▶ **To do**
Find the lines below that contain the string "chart". Copy each one.

▶ **Source data**
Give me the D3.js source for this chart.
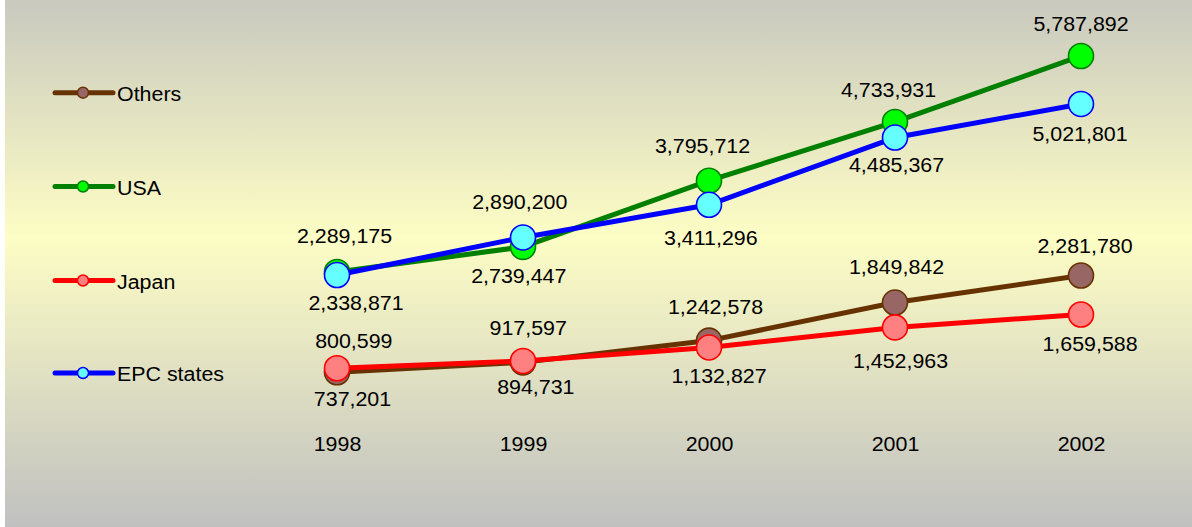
<!DOCTYPE html>
<html>
<head>
<meta charset="utf-8">
<script src="https://cdn.jsdelivr.net/npm/d3@7"></script>
<style>
  html, body { margin: 0; padding: 0; background: #ffffff; }
  svg { display: block; }
  text { font-family: "Liberation Sans", Arial, sans-serif; fill: #000; }
</style>
</head>
<body>
<svg id="chart" width="1192" height="527"></svg>
<script>
// ---- data ----
const years = ["1998", "1999", "2000", "2001", "2002"];
const epcStates = [2289175, 2890200, 3411296, 4485367, 5021801];
const usa = [2338871, 2739447, 3795712, 4733931, 5787892];
const japan = [800599, 917597, 1132827, 1452963, 1659588];
const others = [737201, 894731, 1242578, 1849842, 2281780];
const seriesNames = ["Others", "USA", "Japan", "EPC states"];

// ---- styling / layout config ----
const styles = {
  "Others":     { line: "#663300", fill: "#996666", stroke: "#663300", values: others,
                  side: ["below", "below", "above", "above", "above"],
                  nudge: [[15.5, -4.7], [12.8, -6.6], [6.5, -1.8], [1.5, -3.8], [4, 2.3]] },
  "USA":        { line: "#008000", fill: "#00ff00", stroke: "#008000", values: usa,
                  side: ["below", "below", "above", "above", "above"],
                  nudge: [[19, 0], [-4.2, -2.7], [-6.5, -3.5], [-6.5, -0.8], [0, -0.8]] },
  "Japan":      { line: "#ff0000", fill: "#ff8080", stroke: "#ff0000", values: japan,
                  side: ["above", "above", "below", "below", "below"],
                  nudge: [[16.8, 4.5], [5.2, -1.4], [10, -3.3], [5.5, 2.4], [9, -2]] },
  "EPC states": { line: "#0000ff", fill: "#66ffff", stroke: "#0000ff", values: epcStates,
                  side: ["above", "above", "below", "below", "below"],
                  nudge: [[7.5, -7.3], [-3.2, -3.6], [1.8, 1.7], [1.5, -3.7], [-1, -1.4]] }
};
const TEXT_SX = 1.07;

const svg = d3.select("#chart");
const W = 1192, H = 527;

// background gradient
const defs = svg.append("defs");
const grad = defs.append("linearGradient").attr("id", "bg")
  .attr("x1", 0).attr("y1", 0).attr("x2", 0).attr("y2", 1);
grad.append("stop").attr("offset", "0%").attr("stop-color", "#c9c9bf");
grad.append("stop").attr("offset", "45%").attr("stop-color", "#fdfdc5");
grad.append("stop").attr("offset", "100%").attr("stop-color", "#c0c0c0");
svg.append("rect").attr("x", 5).attr("y", 0).attr("width", W - 5).attr("height", H)
  .attr("fill", "url(#bg)");

// scales
const x = d3.scalePoint().domain(years).range([337, 1081]);
const y = d3.scaleLinear().domain([0, 6000000]).range([418.4, 42.7]);
const fmt = d3.format(",");

// x axis (labels only)
const xAxis = d3.axisBottom(x).tickSize(0).tickPadding(0);
const gx = svg.append("g").attr("transform", "translate(0,451)").call(xAxis);
gx.select(".domain").remove();
gx.selectAll("text").attr("dy", 0).attr("y", 0)
  .attr("transform", `scale(${TEXT_SX},1)`)
  .style("font-size", "20px").style("font-family", "'Liberation Sans', Arial, sans-serif")
  .attr("fill", "#000");

const line = d3.line().x((d, i) => x(years[i])).y(d => y(d));

// draw series
seriesNames.forEach(name => {
  const s = styles[name];
  const g = svg.append("g");
  g.append("path").datum(s.values).attr("d", line)
    .attr("fill", "none").attr("stroke", s.line).attr("stroke-width", 5)
    .attr("stroke-linejoin", "round");
  g.selectAll("circle").data(s.values).join("circle")
    .attr("cx", (d, i) => x(years[i])).attr("cy", d => y(d)).attr("r", 12.5)
    .attr("fill", s.fill).attr("stroke", s.stroke).attr("stroke-width", 1.6);
});

// labels
seriesNames.forEach(name => {
  const s = styles[name];
  svg.append("g").selectAll("text").data(s.values).join("text")
    .attr("transform", (d, i) => {
      const tx = x(years[i]) + s.nudge[i][0];
      const ty = y(d) + (s.side[i] === "above" ? -24.5 : 38.5) + s.nudge[i][1];
      return `translate(${tx},${ty}) scale(${TEXT_SX},1)`;
    })
    .attr("text-anchor", "middle").style("font-size", "20px")
    .text(d => fmt(d));
});

// legend (top to bottom)
const legendY = [92.7, 186.5, 280.5, 373];
seriesNames.forEach((name, i) => {
  const s = styles[name];
  const g = svg.append("g").attr("transform", `translate(0,${legendY[i]})`);
  g.append("line").attr("x1", 55).attr("x2", 113).attr("y1", 0).attr("y2", 0)
    .attr("stroke", s.line).attr("stroke-width", 5).attr("stroke-linecap", "round");
  g.append("circle").attr("cx", 83).attr("cy", 0).attr("r", 5.5)
    .attr("fill", s.fill).attr("stroke", s.stroke).attr("stroke-width", 1.5);
  g.append("text").attr("transform", `translate(117,8) scale(${TEXT_SX},1)`)
    .style("font-size", "20px").text(name);
});
</script>
</body>
</html>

▶ **Solution to the problem**
Give me the D3.js source for this chart.
<svg id="chart" width="1192" height="527"></svg>
const svg = d3.select("#chart");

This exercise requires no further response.